Suppose a function f1 calls 2 functions f2 and f3, with 3 and 6 arguments, respectively. By mips-gcc rules, f1 needs to allocate enough arg space for the 6-arg call, i.e. 24 bytes of stack space. (If f3 has only 2 args, it uses the minimal 4 args-worth, for 16 bytes.)

Suppose f1 is itself simple, so that it only needs to preserve $fp and $ra, and $gp.  Then its frame looks like this:

--------
saved-$ra

saved-$fp

saved-$gp (2 words)

space for 6 arg regs for callers

-------


So its frame is 10*4 = 40 bytes

f1 allocates 40 bytes:

addi $sp, $sp, -40

f1 saves $ra and $fp:

sw  $ra, 36($sp)   <--highest word address in the frame

sw  $fp, 32($sp)

 

With $fp saved, f1 can establish its own $fp:

move $fp, $sp

Although $fp and $sp now contain the same address, $fp is preferred for stack references in the body of f1.

To call f2, f1 puts the 3 args in a0-a2, and does the jal, just as in our previous example.
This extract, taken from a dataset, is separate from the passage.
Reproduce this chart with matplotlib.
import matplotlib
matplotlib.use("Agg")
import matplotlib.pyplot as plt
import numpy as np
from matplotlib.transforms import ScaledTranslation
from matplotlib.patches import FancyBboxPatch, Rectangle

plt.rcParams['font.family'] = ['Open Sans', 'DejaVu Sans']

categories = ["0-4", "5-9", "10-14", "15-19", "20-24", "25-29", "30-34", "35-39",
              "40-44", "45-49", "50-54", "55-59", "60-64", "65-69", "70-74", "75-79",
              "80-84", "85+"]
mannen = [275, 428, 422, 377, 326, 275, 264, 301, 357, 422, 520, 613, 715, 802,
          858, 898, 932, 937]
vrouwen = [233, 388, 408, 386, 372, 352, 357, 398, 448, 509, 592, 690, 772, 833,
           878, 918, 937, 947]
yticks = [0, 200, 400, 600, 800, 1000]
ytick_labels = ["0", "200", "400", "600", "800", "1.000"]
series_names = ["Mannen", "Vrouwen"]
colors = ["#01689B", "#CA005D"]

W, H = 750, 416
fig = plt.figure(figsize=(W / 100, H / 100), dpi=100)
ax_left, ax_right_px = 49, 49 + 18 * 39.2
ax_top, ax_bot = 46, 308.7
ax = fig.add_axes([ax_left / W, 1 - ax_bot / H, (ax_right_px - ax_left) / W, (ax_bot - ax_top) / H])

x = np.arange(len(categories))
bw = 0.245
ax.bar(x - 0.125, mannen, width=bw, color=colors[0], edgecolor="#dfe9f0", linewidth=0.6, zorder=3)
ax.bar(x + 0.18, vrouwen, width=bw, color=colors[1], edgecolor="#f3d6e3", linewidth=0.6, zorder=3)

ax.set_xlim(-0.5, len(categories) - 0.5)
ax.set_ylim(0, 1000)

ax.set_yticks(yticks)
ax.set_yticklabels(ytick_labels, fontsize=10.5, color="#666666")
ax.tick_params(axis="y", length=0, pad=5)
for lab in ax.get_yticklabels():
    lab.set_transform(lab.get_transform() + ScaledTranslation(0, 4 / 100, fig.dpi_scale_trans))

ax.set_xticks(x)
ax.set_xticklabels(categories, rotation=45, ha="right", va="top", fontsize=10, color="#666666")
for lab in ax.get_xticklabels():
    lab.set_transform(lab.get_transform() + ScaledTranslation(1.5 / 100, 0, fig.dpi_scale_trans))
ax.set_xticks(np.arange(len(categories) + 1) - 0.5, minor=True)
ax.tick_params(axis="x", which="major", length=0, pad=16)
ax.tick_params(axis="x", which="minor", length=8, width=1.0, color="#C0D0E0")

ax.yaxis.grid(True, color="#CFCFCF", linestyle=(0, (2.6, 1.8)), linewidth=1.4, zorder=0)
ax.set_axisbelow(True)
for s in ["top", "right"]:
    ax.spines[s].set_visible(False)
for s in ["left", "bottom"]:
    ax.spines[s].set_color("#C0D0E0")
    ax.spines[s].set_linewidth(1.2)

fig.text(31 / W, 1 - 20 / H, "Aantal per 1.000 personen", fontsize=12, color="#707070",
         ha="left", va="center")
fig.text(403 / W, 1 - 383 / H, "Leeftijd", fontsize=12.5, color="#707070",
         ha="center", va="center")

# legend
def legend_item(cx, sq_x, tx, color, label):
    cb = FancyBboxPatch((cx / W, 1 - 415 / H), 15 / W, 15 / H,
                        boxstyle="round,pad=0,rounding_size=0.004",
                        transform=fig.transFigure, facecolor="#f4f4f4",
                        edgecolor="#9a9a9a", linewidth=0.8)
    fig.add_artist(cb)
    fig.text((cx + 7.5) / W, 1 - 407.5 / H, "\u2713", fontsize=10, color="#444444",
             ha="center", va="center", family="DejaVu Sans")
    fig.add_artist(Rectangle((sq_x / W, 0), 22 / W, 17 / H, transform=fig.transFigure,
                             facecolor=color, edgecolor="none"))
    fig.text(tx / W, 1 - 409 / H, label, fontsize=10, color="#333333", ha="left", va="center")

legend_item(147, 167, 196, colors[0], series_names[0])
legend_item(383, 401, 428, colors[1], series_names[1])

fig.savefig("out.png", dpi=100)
On return, it can access any function return value from v0.

To call f3, f1 puts x0-x3 in a0-a3, and x4 in 4*4($fp), and x5 in 5*4($fp), leaving 0($fp), 4($fp), 8($fp) and 12($fp) reserved for storing $a0-$a3 if the callee wants to do that.  In other words, the callee is in charge of these spots on the stack, and is also allowed to change the spots for the #4 and #5 args.

Ready to call f3

The stack now looks like this, after f1 has set up the args for the call to f3. Registers a0-a3 contain the first 4 args.

--------
36($fp): saved-$ra

32($fp): saved-$fp
8 bytes for $gp

20($fp): arg 5

16($fp): arg 4

0($fp)- 15($fp): space for args 0-3, untouched so far

-------<--$sp, $fp point here

Calling f3

Now f1 does the jal to f3. This itself does nothing to the stack.  It just puts the RA in $ra.

f3 in action: setting up its own frame and $fp

F3 receives the same stack and $sp, $fp contents, but thinks of $fp as the caller’s $fp, not its own. 
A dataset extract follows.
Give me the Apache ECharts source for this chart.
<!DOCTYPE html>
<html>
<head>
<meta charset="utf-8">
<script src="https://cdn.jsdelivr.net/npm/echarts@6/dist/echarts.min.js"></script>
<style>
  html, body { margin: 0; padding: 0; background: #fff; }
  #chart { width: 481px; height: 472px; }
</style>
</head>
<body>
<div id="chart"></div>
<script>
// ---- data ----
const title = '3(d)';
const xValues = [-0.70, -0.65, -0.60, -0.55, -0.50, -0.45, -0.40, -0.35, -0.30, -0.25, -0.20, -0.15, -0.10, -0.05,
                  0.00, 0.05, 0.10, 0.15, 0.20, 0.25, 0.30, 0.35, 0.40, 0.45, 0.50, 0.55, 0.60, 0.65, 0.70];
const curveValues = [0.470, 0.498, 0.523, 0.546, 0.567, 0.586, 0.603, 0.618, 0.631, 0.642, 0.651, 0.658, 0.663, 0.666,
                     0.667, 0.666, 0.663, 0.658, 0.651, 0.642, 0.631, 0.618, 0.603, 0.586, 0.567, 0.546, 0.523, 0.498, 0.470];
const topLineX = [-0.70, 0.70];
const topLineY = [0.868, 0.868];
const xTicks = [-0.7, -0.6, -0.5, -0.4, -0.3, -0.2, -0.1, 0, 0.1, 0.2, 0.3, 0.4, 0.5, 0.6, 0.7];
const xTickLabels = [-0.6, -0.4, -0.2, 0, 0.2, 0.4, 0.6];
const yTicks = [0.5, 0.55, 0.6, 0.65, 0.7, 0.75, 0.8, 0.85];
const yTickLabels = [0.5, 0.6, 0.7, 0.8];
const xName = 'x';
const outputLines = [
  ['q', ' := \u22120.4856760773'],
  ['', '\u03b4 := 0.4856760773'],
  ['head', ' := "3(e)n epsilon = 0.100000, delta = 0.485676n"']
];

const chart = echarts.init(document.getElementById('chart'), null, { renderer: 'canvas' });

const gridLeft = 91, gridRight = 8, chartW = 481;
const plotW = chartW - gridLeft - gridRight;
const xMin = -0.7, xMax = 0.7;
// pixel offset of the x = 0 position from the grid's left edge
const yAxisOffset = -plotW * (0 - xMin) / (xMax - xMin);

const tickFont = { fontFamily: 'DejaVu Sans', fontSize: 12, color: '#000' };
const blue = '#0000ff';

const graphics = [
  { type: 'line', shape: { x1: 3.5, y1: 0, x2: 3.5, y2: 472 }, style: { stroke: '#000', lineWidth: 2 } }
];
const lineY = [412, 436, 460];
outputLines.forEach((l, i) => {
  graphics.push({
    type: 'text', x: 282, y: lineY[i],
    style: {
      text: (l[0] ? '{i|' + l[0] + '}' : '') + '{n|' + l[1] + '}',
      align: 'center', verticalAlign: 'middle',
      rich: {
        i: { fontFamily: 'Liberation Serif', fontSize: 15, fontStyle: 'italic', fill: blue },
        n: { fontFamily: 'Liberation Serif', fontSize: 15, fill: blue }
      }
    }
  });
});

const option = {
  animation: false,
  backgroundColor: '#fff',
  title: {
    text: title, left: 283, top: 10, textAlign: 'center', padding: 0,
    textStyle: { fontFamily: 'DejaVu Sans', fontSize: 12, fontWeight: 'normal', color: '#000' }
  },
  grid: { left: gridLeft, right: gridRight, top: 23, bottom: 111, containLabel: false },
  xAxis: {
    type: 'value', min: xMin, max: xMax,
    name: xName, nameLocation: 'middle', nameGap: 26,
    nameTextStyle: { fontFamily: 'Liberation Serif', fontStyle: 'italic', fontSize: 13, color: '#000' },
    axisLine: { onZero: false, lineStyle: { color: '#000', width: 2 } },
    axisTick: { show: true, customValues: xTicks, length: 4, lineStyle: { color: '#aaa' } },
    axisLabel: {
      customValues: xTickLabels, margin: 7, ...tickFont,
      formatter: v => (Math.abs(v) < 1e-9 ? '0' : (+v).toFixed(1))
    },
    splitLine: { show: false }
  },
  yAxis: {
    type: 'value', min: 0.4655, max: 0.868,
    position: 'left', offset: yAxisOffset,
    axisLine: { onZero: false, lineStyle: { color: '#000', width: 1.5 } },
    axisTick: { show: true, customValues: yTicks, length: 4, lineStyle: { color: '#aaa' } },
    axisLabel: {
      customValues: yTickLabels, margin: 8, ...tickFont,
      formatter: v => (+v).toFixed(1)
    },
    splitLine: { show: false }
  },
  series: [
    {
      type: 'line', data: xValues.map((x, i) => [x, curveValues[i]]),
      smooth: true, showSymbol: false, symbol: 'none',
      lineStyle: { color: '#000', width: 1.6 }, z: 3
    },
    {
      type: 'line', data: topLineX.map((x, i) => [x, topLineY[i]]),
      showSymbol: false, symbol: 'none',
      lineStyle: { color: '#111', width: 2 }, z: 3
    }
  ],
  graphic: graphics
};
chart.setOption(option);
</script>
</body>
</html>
Suppose f3 wants to use s0, but is a leaf function. Then it needs to preserve $fp and $s0, and leave space for $gp, but not $ra. It needs no argument space on the stack, just the 16 bytes for the preserved registers:

addi $sp, $sp, -16
sw   $fp, 12($sp)   <--save caller’s fp

sw   $s0, 8($sp)

move $fp, $sp   <--establish $fp for f2

 

f3’s view of the stack: its own args lie just above its own frame

 

Here’s the stack now, showing 2 stack frames, because f2 has ownership of part of the caller’s stack space:

 

--------
saved-$ra

saved-$fp

8 bytes for $gp

44($fp): arg 5    <--f2 gets arg5 from here and is allowed to change this spot

40($fp): arg 4

16($fp)- 39($fp): space for args 0-3, untouched so far: f3 can save a0-a3 to here, change the values

-------
12($fp): saved-$fp

8($fp): saved-$s0

8 bytes for $gp

-------<--$sp, $fp point here

We can see that the general rule is that if f3 has F bytes of frame, then its arg0 spot is F($fp), arg1 is at (F+4)($fp), and so on.  We see that its own args lie just above its own frame on the stack.
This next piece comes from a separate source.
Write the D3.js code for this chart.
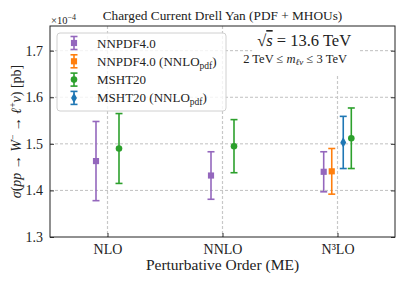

With the unoptimized compile, mips-gcc will in fact save a0-a3 to their stack spots just after it establishes its own $fp. After this action, all of its arguments are lined up on the stack, and their use in the body of f3 will involve a load-from-stack, operation in registers, and then store-to-stack if the value has changed.  This is quite inefficient (and fixed by using optimization), but makes it easy for debuggers to follow the code at runtime.

 Why is this so inefficient? Because the stack resides in memory, so all the stack loads and stores are memory references, across the “memory barrier”.